Que ninguno de los participantes en las recias campañas de defensa del castellano frente a las políticas lingüísticas periféricas haya dicho una sola palabra sobre la imposición escolar y universitaria del inglés no es algo que deba sorprender a nadie, porque los guardianes del español y las instituciones del ramo han practicado, por activa o por pasiva, el mismo asentimiento complaciente que el resto del público. Y poco importa que el llamado bilingüismo resulte casi siempre ridículo. La mayor parte de los maestros y profesores no saben, en efecto, suficiente inglés (ni es, por cierto, su obligación) y enseñan de manera tristemente balbuciente, pero se supone que este reto, como todos, se superará con el tiempo. Además, nadie ha dicho que el docente tenga que ser Demóstenes, y en esto radica seguramente lo decisivo de la cuestión: a nadie parece inquietar el que la enseñanza se lleve a cabo en las condiciones de indigencia verbal propias de una lengua que no dominan ni el profesor ni los alumnos, algo quizá poco importante en las múltiples actividades recreativas que llenan el horario escolar, pero no muy recomendable a la hora de enseñar, por ejemplo, historia o filosofía.

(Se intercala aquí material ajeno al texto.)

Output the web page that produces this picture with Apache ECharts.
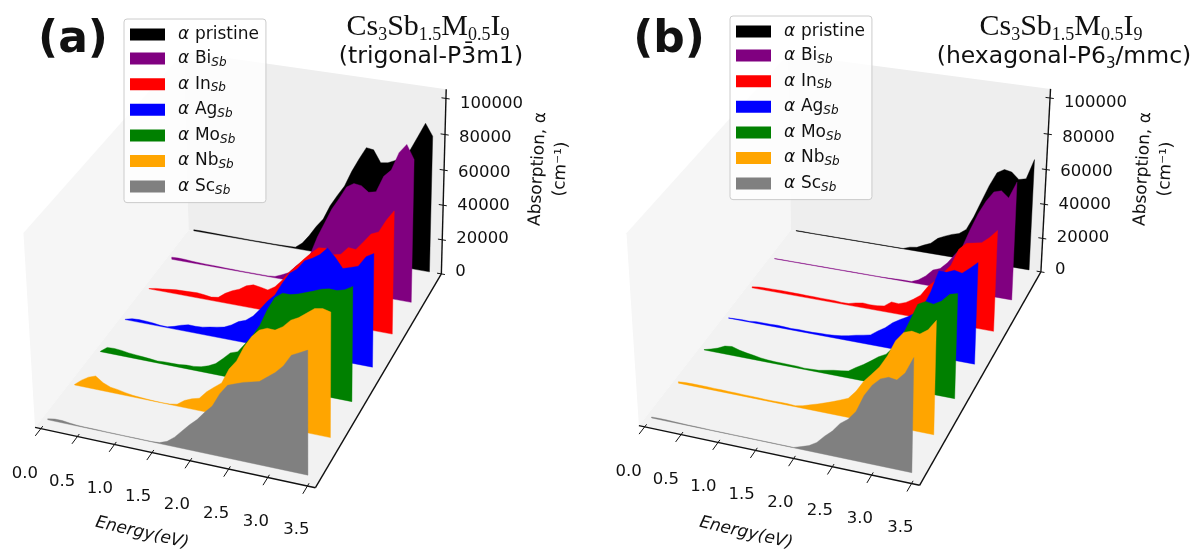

Oponerse, por un lado, al llamado bilingüismo y sentir, por otro, un poco de rubor o de risa floja al oír hablar con unción de la «marca España» son señales inequívocas de inadaptación a los tiempos y de poco espíritu competitivo. Aceptado sea. Pero puede que convenga tener en cuenta un pequeño detalle: si el producto que con tanto empeño se quiere promocionar en el exterior es una lengua cuyo mero uso denotará para sus hablantes maternos que no se está practicando ninguna actividad verdaderamente seria, entonces puede que una mercancía tan averiada pierda la mayor parte de su interés, y que la marca en cuestión no esté en condiciones de competir muy ventajosamente en el mercado global. Estudiar una lengua no empleada para nada tenido por provechoso y que se reduce a la literatura y al habla coloquial es como aprender una extravagante mezcla de latín y de caló, exquisito lujo inmejorable para eruditos sofisticados, pero no muy prometedor en un mundo competitivo. Semejante lengua no solo sería una mala compañera de cualquier imperio, sino también un producto nada fácil de colocar en el mercado y un pésimo logotipo para cualquier marca nacional. Lograr vender a otros lo que uno no quiere para sí exige mucha labia, mucha astucia y mucho disimulo; de lo contrario, tan solo se podrá ser competitivo en el mercado de segunda mano o de ocasión, donde las marcas tienen, qué duda cabe, mucha menos importancia.

Antonio Valdecantos es catedrático de Filosofía de la Universidad Carlos III de Madrid. Su último libro publicado es La clac y el apuntador (Abada).